|Brown, Charles - Chuck|
|MOORE, M - Agri Northwest|
|PAVEK, M - Washington State University|
|HANE, D - Oregon State University|
|LOVE, S - University Of Idaho|
|Novy, Richard - Rich|
|MILLER, JR, J - Texas A&M University|
Submitted to: American Journal of Potato Research
Publication Type: Peer Reviewed Journal
Publication Acceptance Date: 4/15/2010
Publication Date: 6/15/2010
Citation: Brown, C.R., Haynes, K.G., Moore, M., Pavek, M.J., Hane, D.C., Love, S.L., Novy, R.G., Miller, Jr, J.C. 2010. Stability and Broad-sense Heritability of Mineral Content in Potato: Iron. American Journal of Potato Research. 87: 390–396.
Interpretive Summary: Iron is an essential micronutrient in the human diet. Children and women of child-bearing age are particularly vulnerable to iron deficiency. About 6 % of the US population suffers from iron deficiency, while 40% of the world's poorest populations are iron deficient. The effects of iron deficiency include stunting of growth, lower cognitive capacity, and lifelong generally poor health. Potatoes are a modest contributor of iron to the human diet. A single serving may supply 6 % of the recommended daily requirment. Americans obtain 2 % of their dietary need from potato. This study shows that there is considerable range of iron content in modern advanced breeding lines. The heritability, or the ratio of variability that is explained by genes, is rather high. Thus it appears that selection among available experimental variability would lead to an increase. It is likely that iron content could be increased by two to three times if this were a high priority goal in the selection program. Iron is subject to inhibitors of absorption into the gastrointestinal tract. Common ingredients of food legumes and small grains, polyphenols and phytic acid, respectively, are strong inhibitors of iron absorption. Potato, in contrast has little of these two classes, and a high content of the the best booster of iron absorption, vitamin C. A high iron potato would be most likely be a good source of highly available iron in the diet. Furthermore, potato is the vegetable with the highest level of consumption in the US. It is a popular and efficient means to add iron to the diet.

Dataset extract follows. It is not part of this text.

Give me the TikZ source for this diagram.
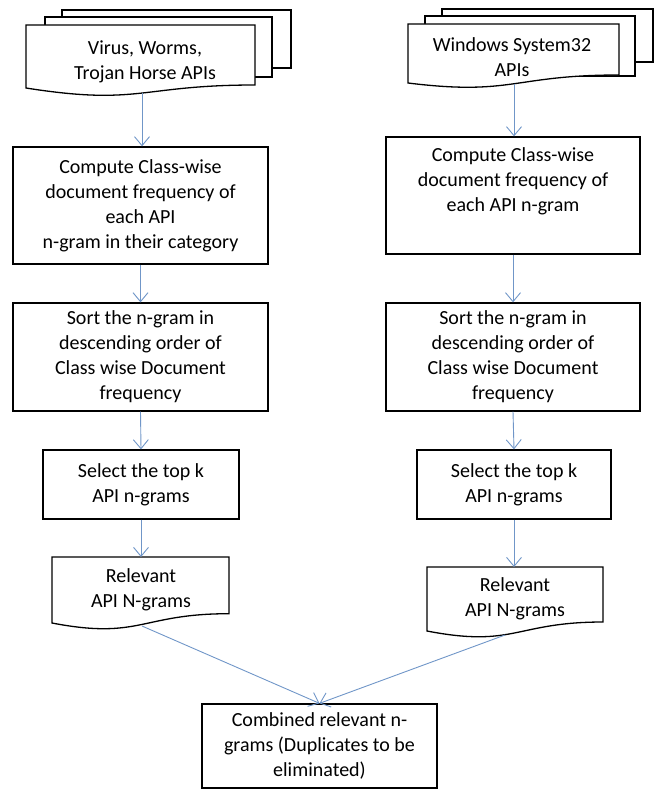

Technical Abstract: Iron deficiency in humans occurs in all regions of the world. Potatoes are a modest source of iron. The purpose of this study was to determine if genetic variation for potato tuber iron content exists. Iron content in potato was measured in 33 clones, including varieties and advanced breeding selections, in three trials (Tri-State, Western Regional, Western Specialty/Red, ) which in total were grown in twelve environments. In two trials significant clone x environment interaction occurred. Thirteen clones contributed significantly to this clone x environment interaction, making them unstable across environments, including the variety Russet Burbank. Broad-sense heritabilities and their 95% confidence intervals in the Tri-State, Western Regional and Western Specialty/Red Trials were 0.00 (0.00, 0.38), 0.64 (0.17, 0.87), and 0.73 (0.25, 0.90), respectively. Overall the range of mean iron content on a clonal basis was 17 to 62 ug per gram dry weight. The upper limit is three times higher than generally reported values of potato.. The five highest values were found in the Western Specialty/Red trial and were red-skinned, white-fleshed clones. These results suggest that genetic variation for tuber iron content exists and that breeding for enhanced iron content would be feasible.